* Begin *

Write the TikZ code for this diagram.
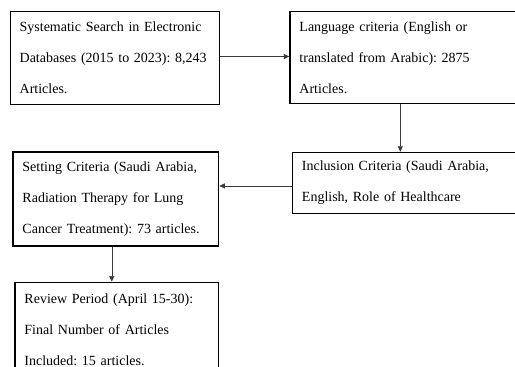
\documentclass[tikz,border=0pt]{standalone}
\usepackage{fontspec}
\setmainfont{Liberation Serif}
\usepackage{tikz}
\usetikzlibrary{arrows.meta, positioning}
\definecolor{LinkGrey}{HTML}{3A3A3A}
\frenchspacing

\begin{document}
\begin{tikzpicture}[
      x=1pt, y=-1pt,
      box/.style={draw=black, line width=1.3pt, inner xsep=9.5pt, inner ysep=0pt, align=left, anchor=north west,
        font=\fontsize{14}{31}\selectfont},
      link/.style={-{Triangle[length=5.5pt,width=5pt]}, line width=0.6pt, LinkGrey}
    ]
      \useasboundingbox (0,0) rectangle (515,367);
      \clip (0,0) rectangle (515,367);
      \node[box, text width=190.5pt, minimum height=93.3pt] (search) at (9.5,10.7)
        {Systematic Search in Electronic\\Databases (2015 to 2023): 8,243\\Articles.};
      \node[box, text width=300pt, minimum height=92.3pt, right=69pt of search.north east, anchor=north west] (lang)
        {Language criteria (English or\\translated from Arabic): 2875\\Articles.};
      \node[box, text width=300pt, minimum height=61pt, below=47.5pt of lang.south west, anchor=north west, xshift=2.5pt] (incl)
        {Inclusion Criteria (Saudi Arabia,\\English, Role of Healthcare};
      \node[box, text width=186.7pt, minimum height=94pt, below=46pt of search.south west, anchor=north west, xshift=2.8pt] (setting)
        {Setting Criteria (Saudi Arabia,\\Radiation Therapy for Lung\\Cancer Treatment): 73 articles.};
      \node[box, text width=184.7pt, minimum height=94pt, below=35pt of setting.south west, anchor=north west, xshift=2pt] (review)
        {Review Period (April 15-30):\\Final Number of Articles\\Included: 15 articles.};
      \coordinate (langout) at ([xshift=111pt]lang.south west);
      \draw[link] ([yshift=1.5pt]search.east) -- ([yshift=1.5pt]search.east -| lang.west);
      \draw[link] (langout) -- (langout |- incl.north);
      \draw[link] ([yshift=-3pt]incl.west) -- ([yshift=-3pt]incl.west -| setting.east);
      \draw[link] ([xshift=-4pt]setting.south) -- ([xshift=-4pt]setting.south |- review.north);
    \end{tikzpicture}
\end{document}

* End *

Pictures excluded, quote all the data above exactly.

Write the TikZ code for this diagram.
\documentclass[tikz,border=0pt]{standalone}
\usepackage{fontspec}
\setmainfont{Liberation Serif}
\usepackage{tikz}
\usetikzlibrary{arrows.meta, positioning}
\definecolor{LinkGrey}{HTML}{3A3A3A}
\frenchspacing

\begin{document}
\begin{tikzpicture}[
      x=1pt, y=-1pt,
      box/.style={draw=black, line width=1.3pt, inner xsep=9.5pt, inner ysep=0pt, align=left, anchor=north west,
        font=\fontsize{14}{31}\selectfont},
      link/.style={-{Triangle[length=5.5pt,width=5pt]}, line width=0.6pt, LinkGrey}
    ]
      \useasboundingbox (0,0) rectangle (515,367);
      \clip (0,0) rectangle (515,367);
      \node[box, text width=190.5pt, minimum height=93.3pt] (search) at (9.5,10.7)
        {Systematic Search in Electronic\\Databases (2015 to 2023): 8,243\\Articles.};
      \node[box, text width=300pt, minimum height=92.3pt, right=69pt of search.north east, anchor=north west] (lang)
        {Language criteria (English or\\translated from Arabic): 2875\\Articles.};
      \node[box, text width=300pt, minimum height=61pt, below=47.5pt of lang.south west, anchor=north west, xshift=2.5pt] (incl)
        {Inclusion Criteria (Saudi Arabia,\\English, Role of Healthcare};
      \node[box, text width=186.7pt, minimum height=94pt, below=46pt of search.south west, anchor=north west, xshift=2.8pt] (setting)
        {Setting Criteria (Saudi Arabia,\\Radiation Therapy for Lung\\Cancer Treatment): 73 articles.};
      \node[box, text width=184.7pt, minimum height=94pt, below=35pt of setting.south west, anchor=north west, xshift=2pt] (review)
        {Review Period (April 15-30):\\Final Number of Articles\\Included: 15 articles.};
      \coordinate (langout) at ([xshift=111pt]lang.south west);
      \draw[link] ([yshift=1.5pt]search.east) -- ([yshift=1.5pt]search.east -| lang.west);
      \draw[link] (langout) -- (langout |- incl.north);
      \draw[link] ([yshift=-3pt]incl.west) -- ([yshift=-3pt]incl.west -| setting.east);
      \draw[link] ([xshift=-4pt]setting.south) -- ([xshift=-4pt]setting.south |- review.north);
    \end{tikzpicture}
\end{document}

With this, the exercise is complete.